BAS World
- Company type: Private
- Industry: Automotive
- Founded: 1992
- Headquarters: Veghel, The Netherlands
- Website: www.basworld.com

= BAS World =

Dutch Automotive company

BAS World also known as Brabant Automobile Service is a Dutch company that offers a platform to buy and sell commercial vehicles machinery and equipment.

== History ==
BAS World was started in 1992 when BAS Trucks were created and in the following year multiple subgroups were added. In 2021 the name "BAS World" was created for all the sub categories. BAS World is headquartered in Veghel, The Netherlands and operates as a subsidiary of BAS Group.

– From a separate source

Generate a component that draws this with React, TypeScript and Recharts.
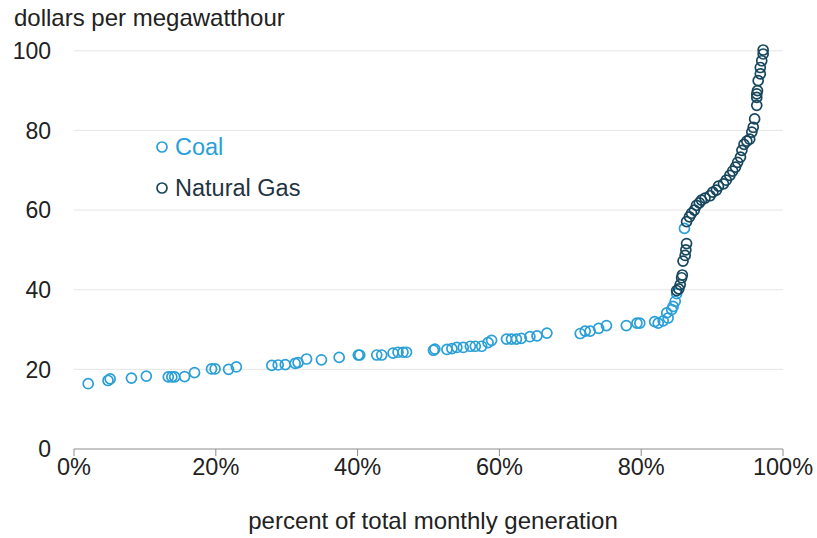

Since 1962 the main owner of BAS was Martin van Heertum. The sons Casper and Bas van Heertum worked for the company from 1992. However, when the disaster struck in 2000 and their father died of an intracerebral hemorrhage, the brothers decided to continue the business and took over the company. Originally founded 60 years ago as Brabant Automobile Service, the company has evolved significantly through comprehensive digitalization.

== Business model ==
BAS World provides a platform where sellers can showcase their vehicles and equipment to an international audience of potential buyers. Simultaneously, it enables buyers to explore and compare a wide range of commercial vehicles and equipment from around the world, granting them access to an extensive selection of options.